WORK TO DO — Images embedded in the records are excluded; print everything else exactly as given.

DATA SUPPLIED —
◆ ◆ ◆ ◆ ◆ ◆ ◆
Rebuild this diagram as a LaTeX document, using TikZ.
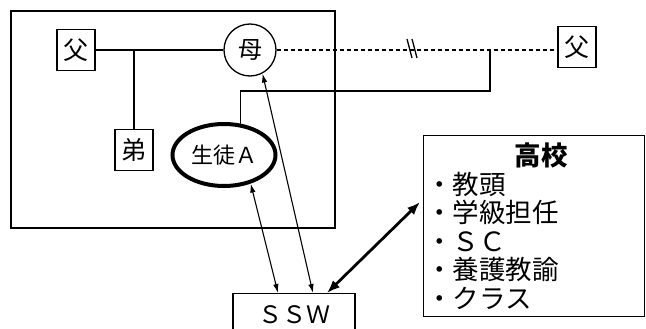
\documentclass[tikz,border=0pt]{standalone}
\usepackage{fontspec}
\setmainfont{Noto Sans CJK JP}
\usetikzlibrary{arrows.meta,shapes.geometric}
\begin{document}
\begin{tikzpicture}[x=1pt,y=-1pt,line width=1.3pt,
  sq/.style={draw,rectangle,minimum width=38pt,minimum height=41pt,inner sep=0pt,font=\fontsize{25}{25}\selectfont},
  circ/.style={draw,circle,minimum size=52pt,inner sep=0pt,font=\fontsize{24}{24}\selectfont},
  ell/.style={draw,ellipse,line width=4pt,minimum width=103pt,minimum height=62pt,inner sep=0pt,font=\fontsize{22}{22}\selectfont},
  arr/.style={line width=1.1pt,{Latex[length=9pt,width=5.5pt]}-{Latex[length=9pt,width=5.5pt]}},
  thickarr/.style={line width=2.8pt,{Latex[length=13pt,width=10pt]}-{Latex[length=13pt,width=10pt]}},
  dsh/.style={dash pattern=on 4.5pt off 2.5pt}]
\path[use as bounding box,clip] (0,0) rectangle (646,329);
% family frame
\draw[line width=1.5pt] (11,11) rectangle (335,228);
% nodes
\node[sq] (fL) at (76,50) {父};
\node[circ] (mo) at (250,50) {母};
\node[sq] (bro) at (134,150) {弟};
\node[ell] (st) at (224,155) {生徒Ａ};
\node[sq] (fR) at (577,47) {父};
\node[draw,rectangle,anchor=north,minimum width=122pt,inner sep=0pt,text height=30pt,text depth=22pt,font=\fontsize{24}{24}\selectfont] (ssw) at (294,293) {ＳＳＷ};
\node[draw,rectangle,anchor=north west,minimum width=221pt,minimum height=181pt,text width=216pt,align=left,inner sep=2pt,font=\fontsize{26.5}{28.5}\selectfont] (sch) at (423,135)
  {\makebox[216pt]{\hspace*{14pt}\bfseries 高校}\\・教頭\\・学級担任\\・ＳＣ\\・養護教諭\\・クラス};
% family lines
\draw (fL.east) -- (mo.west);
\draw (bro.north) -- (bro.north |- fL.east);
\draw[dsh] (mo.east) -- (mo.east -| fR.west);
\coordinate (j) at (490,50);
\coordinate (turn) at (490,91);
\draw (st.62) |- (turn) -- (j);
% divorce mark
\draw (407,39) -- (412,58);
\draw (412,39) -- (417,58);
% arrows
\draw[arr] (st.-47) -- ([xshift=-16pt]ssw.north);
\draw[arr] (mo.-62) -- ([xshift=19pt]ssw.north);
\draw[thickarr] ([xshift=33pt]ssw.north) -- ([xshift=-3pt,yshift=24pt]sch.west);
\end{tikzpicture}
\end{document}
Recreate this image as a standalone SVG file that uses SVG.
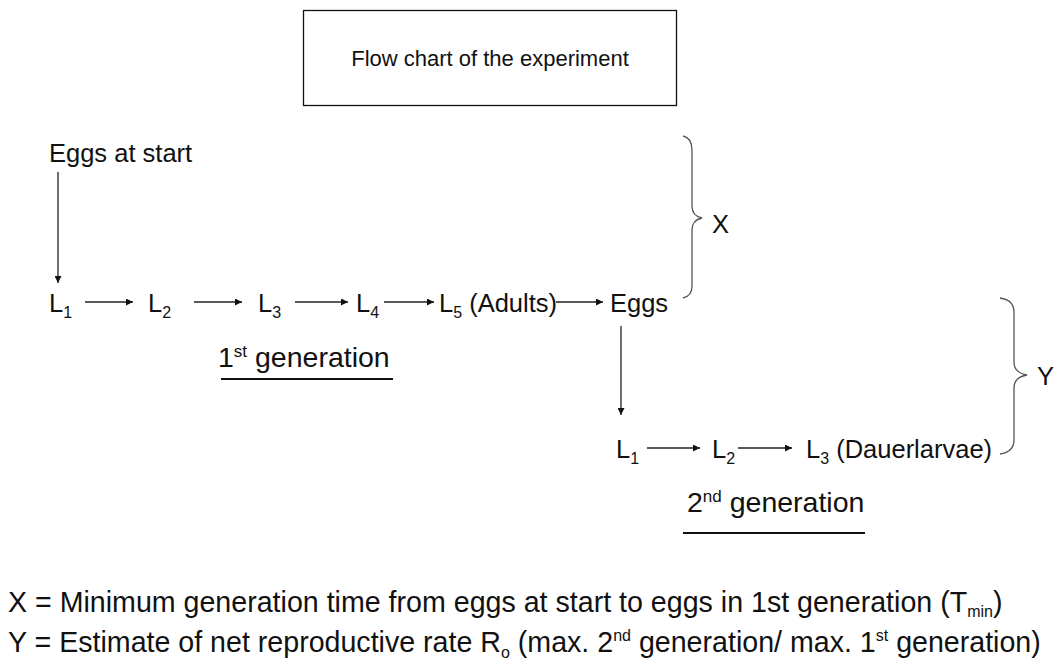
◆ ◆ ◆ ◆ ◆ ◆ ◆
WRITTEN RESPONSE —
Rebuild this diagram as a LaTeX document, using TikZ.
\documentclass[tikz,border=0pt]{standalone}
\usepackage{fontspec}
\setmainfont{Noto Sans CJK JP}
\usetikzlibrary{arrows.meta,shapes.geometric}
\begin{document}
\begin{tikzpicture}[x=1pt,y=-1pt,line width=1.3pt,
  sq/.style={draw,rectangle,minimum width=38pt,minimum height=41pt,inner sep=0pt,font=\fontsize{25}{25}\selectfont},
  circ/.style={draw,circle,minimum size=52pt,inner sep=0pt,font=\fontsize{24}{24}\selectfont},
  ell/.style={draw,ellipse,line width=4pt,minimum width=103pt,minimum height=62pt,inner sep=0pt,font=\fontsize{22}{22}\selectfont},
  arr/.style={line width=1.1pt,{Latex[length=9pt,width=5.5pt]}-{Latex[length=9pt,width=5.5pt]}},
  thickarr/.style={line width=2.8pt,{Latex[length=13pt,width=10pt]}-{Latex[length=13pt,width=10pt]}},
  dsh/.style={dash pattern=on 4.5pt off 2.5pt}]
\path[use as bounding box,clip] (0,0) rectangle (646,329);
% family frame
\draw[line width=1.5pt] (11,11) rectangle (335,228);
% nodes
\node[sq] (fL) at (76,50) {父};
\node[circ] (mo) at (250,50) {母};
\node[sq] (bro) at (134,150) {弟};
\node[ell] (st) at (224,155) {生徒Ａ};
\node[sq] (fR) at (577,47) {父};
\node[draw,rectangle,anchor=north,minimum width=122pt,inner sep=0pt,text height=30pt,text depth=22pt,font=\fontsize{24}{24}\selectfont] (ssw) at (294,293) {ＳＳＷ};
\node[draw,rectangle,anchor=north west,minimum width=221pt,minimum height=181pt,text width=216pt,align=left,inner sep=2pt,font=\fontsize{26.5}{28.5}\selectfont] (sch) at (423,135)
  {\makebox[216pt]{\hspace*{14pt}\bfseries 高校}\\・教頭\\・学級担任\\・ＳＣ\\・養護教諭\\・クラス};
% family lines
\draw (fL.east) -- (mo.west);
\draw (bro.north) -- (bro.north |- fL.east);
\draw[dsh] (mo.east) -- (mo.east -| fR.west);
\coordinate (j) at (490,50);
\coordinate (turn) at (490,91);
\draw (st.62) |- (turn) -- (j);
% divorce mark
\draw (407,39) -- (412,58);
\draw (412,39) -- (417,58);
% arrows
\draw[arr] (st.-47) -- ([xshift=-16pt]ssw.north);
\draw[arr] (mo.-62) -- ([xshift=19pt]ssw.north);
\draw[thickarr] ([xshift=33pt]ssw.north) -- ([xshift=-3pt,yshift=24pt]sch.west);
\end{tikzpicture}
\end{document}
Recreate this image as a standalone SVG file that uses SVG.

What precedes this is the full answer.